Uitleg van de bepaling. Een mediationclausule in een overeenkomst kan zowel een bindend als een niet-bindend karakter hebben. Dat is afhankelijk van de formulering van de clausule. Als daarover geen overeenstemming bestaat, moet de inhoud worden uitgelegd naar de zin die partijen daaraan in de gegeven omstandigheden redelijkerwijs mochten toekennen en hetgeen ze over en weer van elkaar mogen verwachten (Haviltex-maatstaf).

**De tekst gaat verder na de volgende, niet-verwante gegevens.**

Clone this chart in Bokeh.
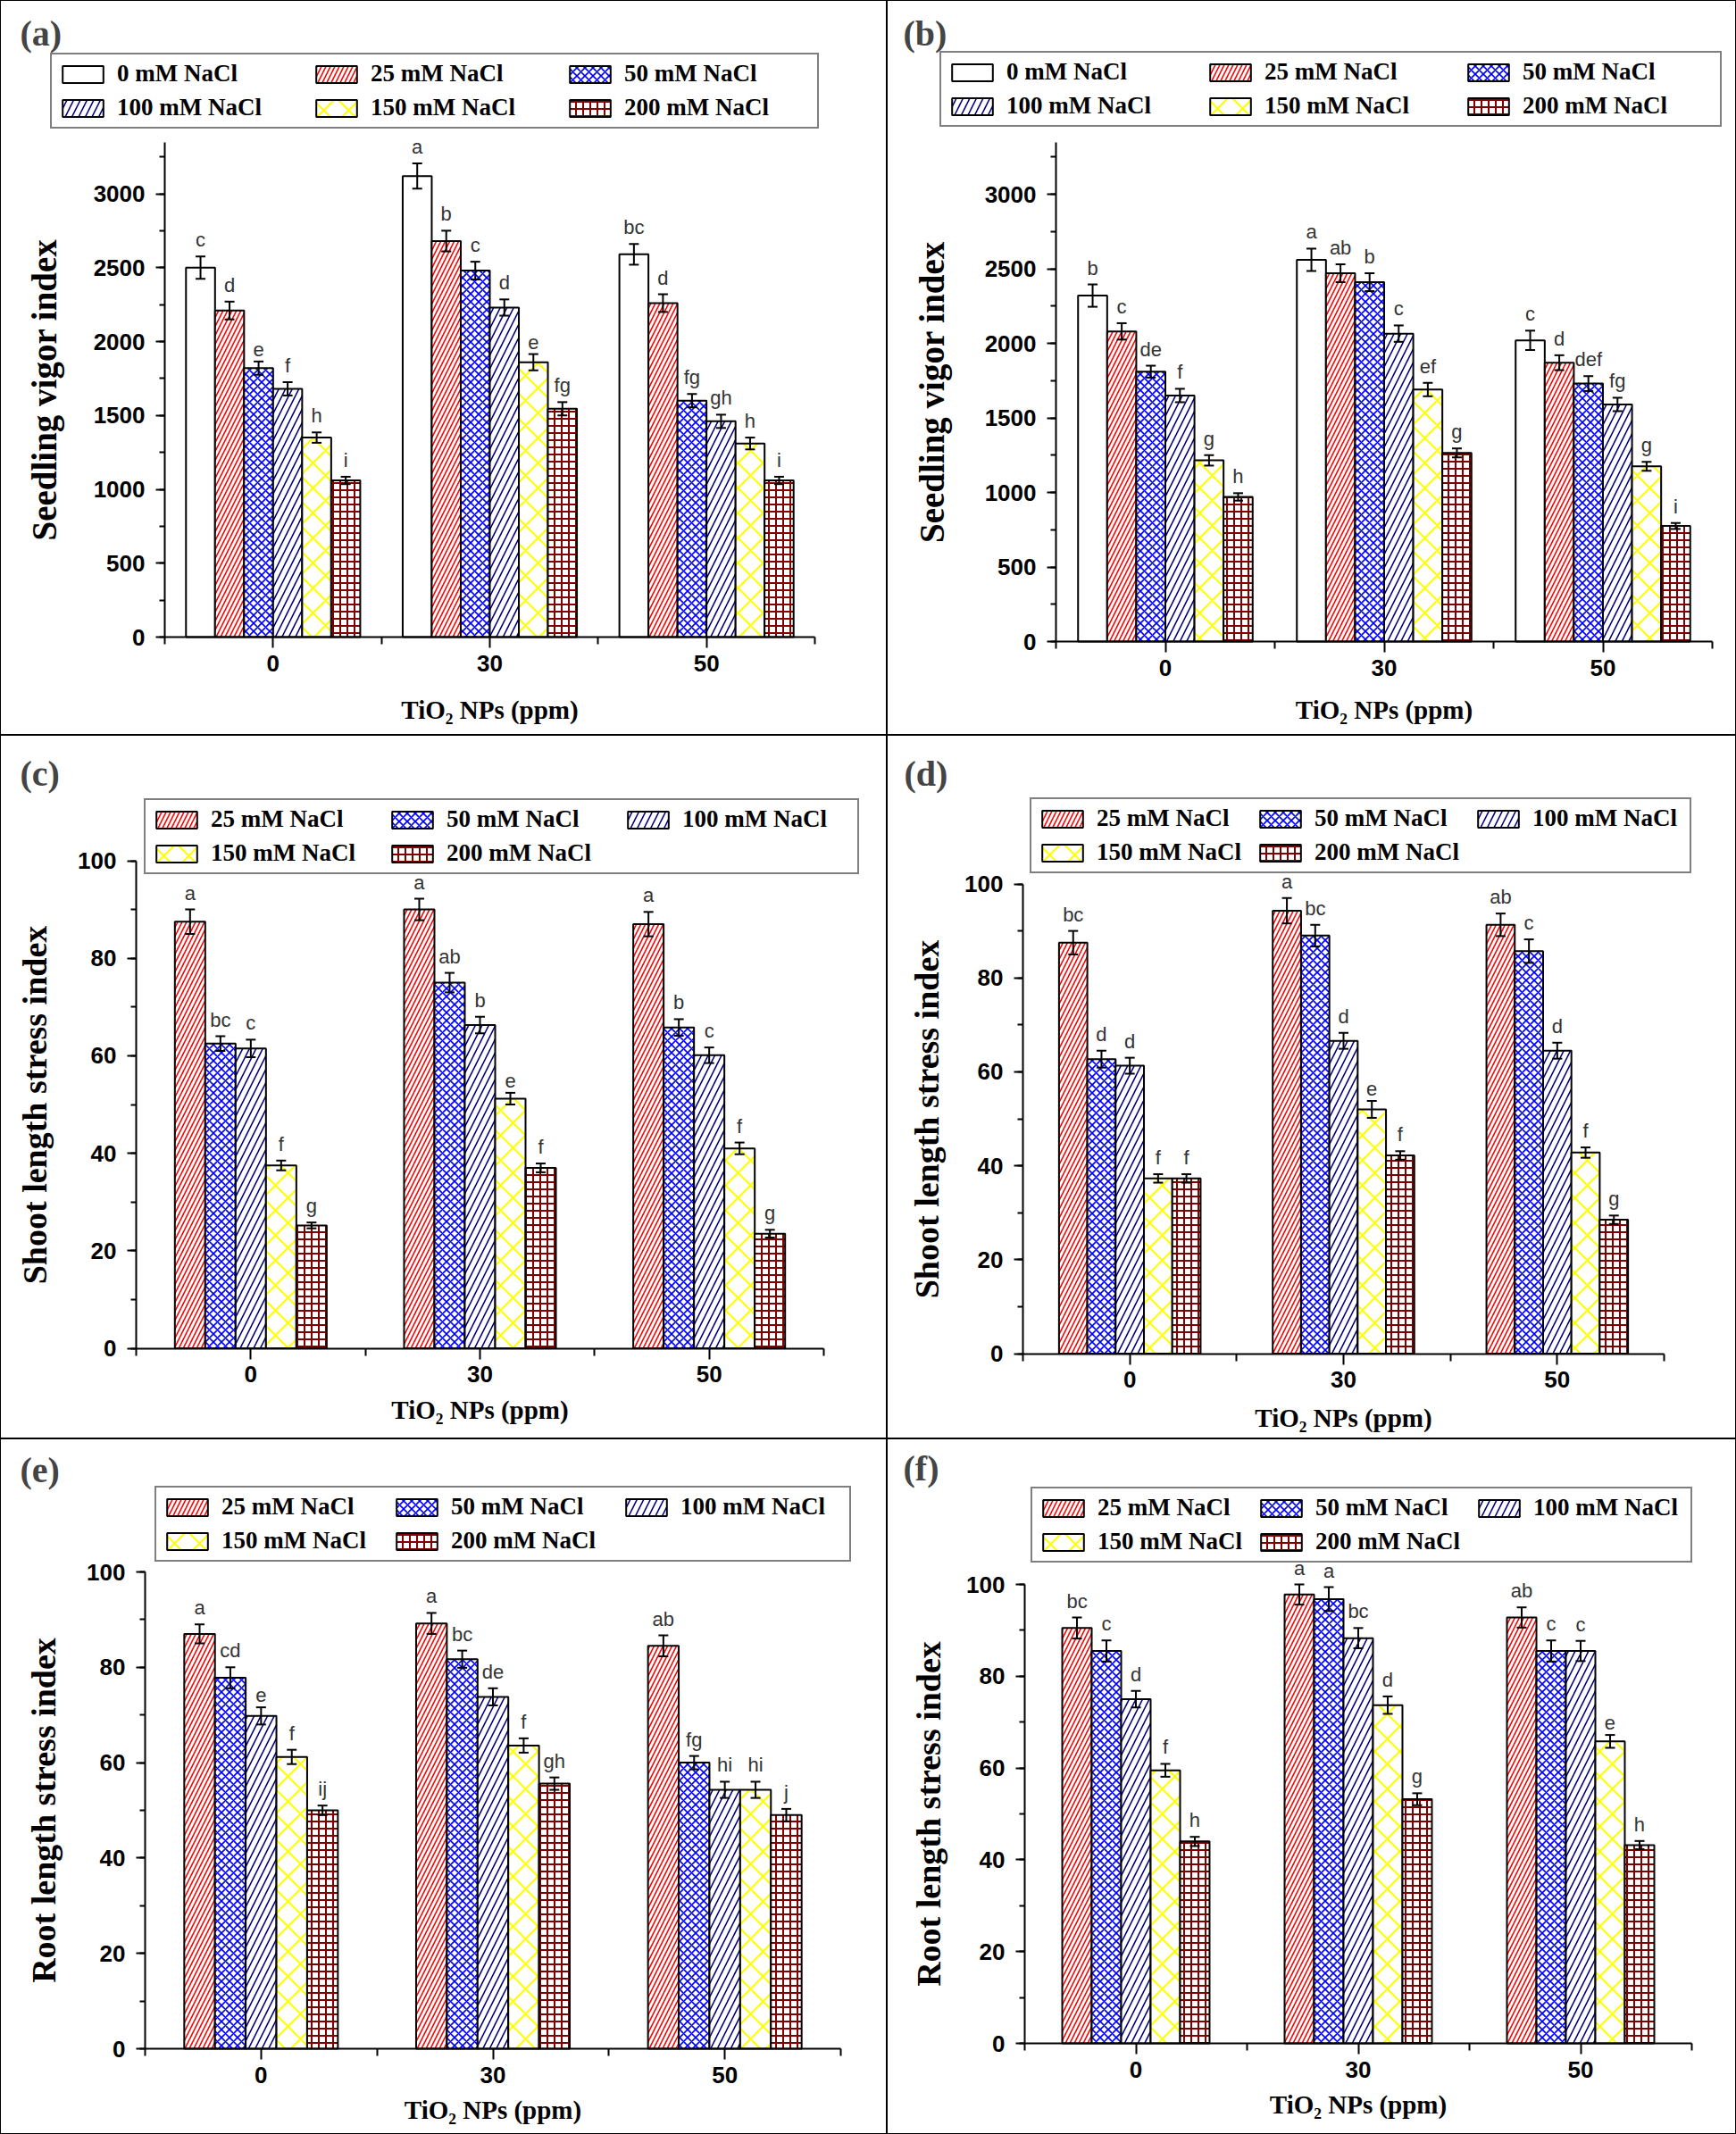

Vrijheid van de rechter. In het algemeen kan worden gesteld dat mediation een vrijwillig karakter heeft. Dat betekent dat partijen niet verplicht zijn om dat traject te volgen. Dat is slechts anders als er in de clausule uitdrukkelijk staat dat beide partijen verplicht zijn om eerst een mediator in te schakelen. De rechter kan dan de behandeling van de zaak aanhouden om partijen de gelegenheid te geven een mediator aan te wijzen. Maar daartoe is hij niet verplicht. Een rechter heeft de vrijheid om te beslissen dat de zaak niet wordt aangehouden als er een spoedeisend belang is of als op voorhand blijkt dat het zinloos is om mediation te beproeven.
Hoe oordeelt de rechter?
Volgens de rechter (ECLI:NL:HR:2024:1078) is in dit geval geen bindende verplichting tot mediation overeengekomen. Uitleg van de tekst van de clausule laat toe dat er een arbiter kan worden benoemd als te verwachten is dat het geschil niet kan worden opgelost door een mediator. De verkoper heeft een spoedeisend belang dat door het volgen van mediation in het gedrang zou komen. Ook speelt mee dat de clausule niet door beide partijen gezamenlijk, maar alleen door de koper is opgesteld. Het oordeel van de arbiter blijft overeind, wat betekent dat de koper aan zijn financiële verplichtingen moet voldoen. Ook moet hij € 3.057 aan proceskosten betalen!